“non essere in collera con la pioggia;
semplicemente non sa come cadere verso l’alto.”
vladimir nabokov
vladimir nabokov
se dovessi raccontarti l’autunno, dovrei cominciare dalla pelle che si è schiarita e assottigliata. se ci passassi l’indice – vedi? – sentiresti le mie ossa forti e lucide. e la tenerezza del sangue. i fiori si sono seccati, i frutti sono morti. i capelli si sono sciupati, le unghie si sono indebolite. il calore mi ha spinto di fronte a quella porta – quella lì – e l’ha spalancata e mi ha scaraventato con la faccia sul pavimento freddo. e il caldo e il freddo mi hanno sfregiato. gli occhi mi bruciano, la bocca va a fuoco, il petto sanguina, i miei fianchi sono feriti. vuoi sentire? metti il dito: qui, a destra – qui. infilalo e premi. toccala: è l’onestà della ferita, che ancora si sta svuotando.

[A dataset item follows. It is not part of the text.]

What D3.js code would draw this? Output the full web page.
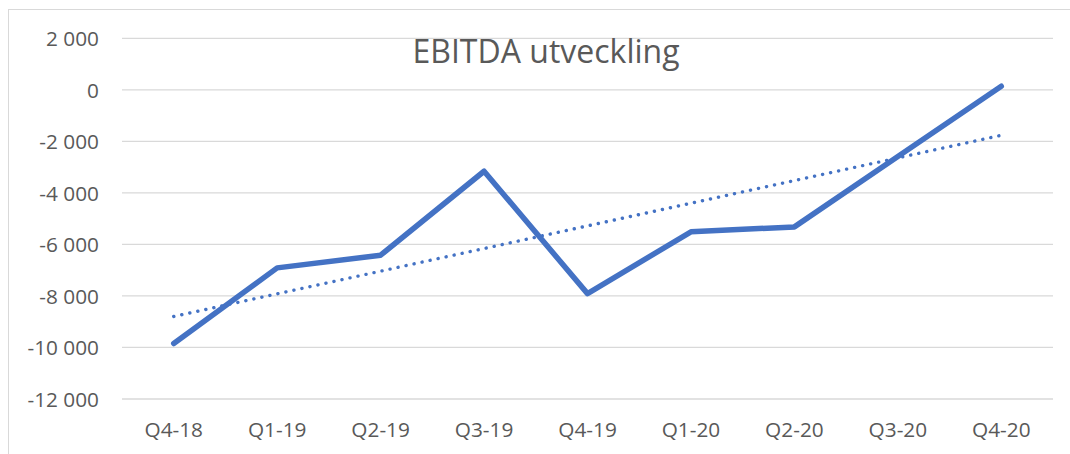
<!DOCTYPE html>
<html>
<head>
<meta charset="utf-8">
<script src="https://cdn.jsdelivr.net/npm/d3@7"></script>
<style>
    html, body { margin: 0; padding: 0; background: #fff; }
    svg { display: block; }
</style>
</head>
<body>
<div id="chart"></div>
<script>
// quarters on the x axis
const quarters = ['Q4-18', 'Q1-19', 'Q2-19', 'Q3-19', 'Q4-19', 'Q1-20', 'Q2-20', 'Q3-20', 'Q4-20'];
// EBITDA per quarter
const ebitda = [-9845, -6910, -6420, -3160, -7910, -5510, -5320, -2590, 140];
// y axis ticks
const yTicks = [2000, 0, -2000, -4000, -6000, -8000, -10000, -12000];
const title = 'EBITDA utveckling';

const width = 1070;
const height = 454;
const margin = {top: 38.3, right: 17, bottom: 55, left: 122};
const font = '"Open Sans", "DejaVu Sans", sans-serif';
const textColor = '#595959';
const lineColor = '#4472C4';

const svg = d3.select('#chart').append('svg')
    .attr('width', width)
    .attr('height', height)
    .attr('viewBox', [0, 0, width, height]);

// chart area border (right and bottom edges fall outside the picture)
svg.append('rect')
    .attr('x', 8.5)
    .attr('y', 9.5)
    .attr('width', width + 10)
    .attr('height', height + 10)
    .attr('fill', 'none')
    .attr('stroke', '#d9d9d9')
    .attr('stroke-width', 1);

let x = d3.scaleBand()
    .domain(quarters)
    .range([margin.left, width - margin.right])
    .paddingInner(0)
    .paddingOuter(0);

let y = d3.scaleLinear()
    .domain([-12000, 2000])
    .range([height - margin.bottom, margin.top]);

const cx = d => x(d) + x.bandwidth() / 2;

// gridlines
svg.append('g')
    .selectAll('line')
    .data(yTicks)
    .join('line')
    .attr('x1', margin.left)
    .attr('x2', width - margin.right)
    .attr('y1', d => y(d))
    .attr('y2', d => y(d))
    .attr('stroke', '#d9d9d9')
    .attr('stroke-width', 1.3);

// y labels, thousands separated by a space
const fmt = d => {
    let s = d3.format(',')(Math.abs(d)).replace(/,/g, ' ');
    return (d < 0 ? '-' : '') + s;
};

let yAxis = g => g
    .attr('transform', `translate(${margin.left - 23}, 0)`)
    .call(d3.axisLeft(y).tickValues(yTicks).tickSize(0).tickPadding(0).tickFormat(fmt))
    .call(g => g.select('.domain').remove())
    .call(g => g.selectAll('text')
        .attr('fill', textColor)
        .attr('font-family', font)
        .attr('font-size', 20.8)
        .attr('dy', '0.36em'));

svg.append('g').call(yAxis);

let xAxis = g => g
    .attr('transform', `translate(0, ${height - margin.bottom})`)
    .call(d3.axisBottom(x).tickSize(0).tickPadding(0))
    .call(g => g.select('.domain').remove())
    .call(g => g.selectAll('text')
        .attr('fill', textColor)
        .attr('font-family', font)
        .attr('font-size', 20.8)
        .attr('y', 37.5)
        .attr('dy', 0));

svg.append('g').call(xAxis);

// linear trend line (least squares over the quarter index)
let n = ebitda.length;
let meanX = (n - 1) / 2;
let meanY = d3.mean(ebitda);
let slope = d3.sum(ebitda, (v, i) => (i - meanX) * (v - meanY)) / d3.sum(ebitda, (v, i) => (i - meanX) ** 2);
let trend = quarters.map((q, i) => ({q, v: meanY + slope * (i - meanX)}));

svg.append('path')
    .datum([trend[0], trend[n - 1]])
    .attr('fill', 'none')
    .attr('stroke', lineColor)
    .attr('stroke-width', 3.4)
    .attr('stroke-linecap', 'round')
    .attr('stroke-dasharray', '0.1 8.1')
    .attr('d', d3.line().x(d => cx(d.q)).y(d => y(d.v)));

// EBITDA line
svg.append('path')
    .datum(quarters.map((q, i) => ({q, v: ebitda[i]})))
    .attr('fill', 'none')
    .attr('stroke', lineColor)
    .attr('stroke-width', 5.5)
    .attr('stroke-linejoin', 'round')
    .attr('stroke-linecap', 'round')
    .attr('d', d3.line().x(d => cx(d.q)).y(d => y(d.v)));

// title
svg.append('text')
    .attr('x', 546)
    .attr('y', 63.3)
    .attr('text-anchor', 'middle')
    .attr('fill', textColor)
    .attr('font-family', font)
    .attr('font-size', 32)
    .text(title);
</script>
</body>
</html>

se dovessi raccontarti l’autunno, dovrei dirti dell’uno. dell’intero. dell’unità. del tre meno due. del primo tra tutti. del primo numero primo. dovrei fare l’una e lasciarmi una sola con la pioggia, a lacrimare fino a perdere l’ultima delle foglie dalle palpebre e restare seduta di fronte a questo senso transitorio di felicità. dovrei fare l’una e lasciarmi abbracciare dalla lana e fare che il vento mi lecchi il collo e mai resistere – anzi lasciare. dovrei fare l’una e vagare a piedi, andando a recuperare i miei frammenti, sparsi per il tempo e per lo spazio. dovrei fare l’una e costruire le mie verità, slegare la colpa e l’abbandono, lo stordimento e la cecità. intanto sono zero virgola cinque.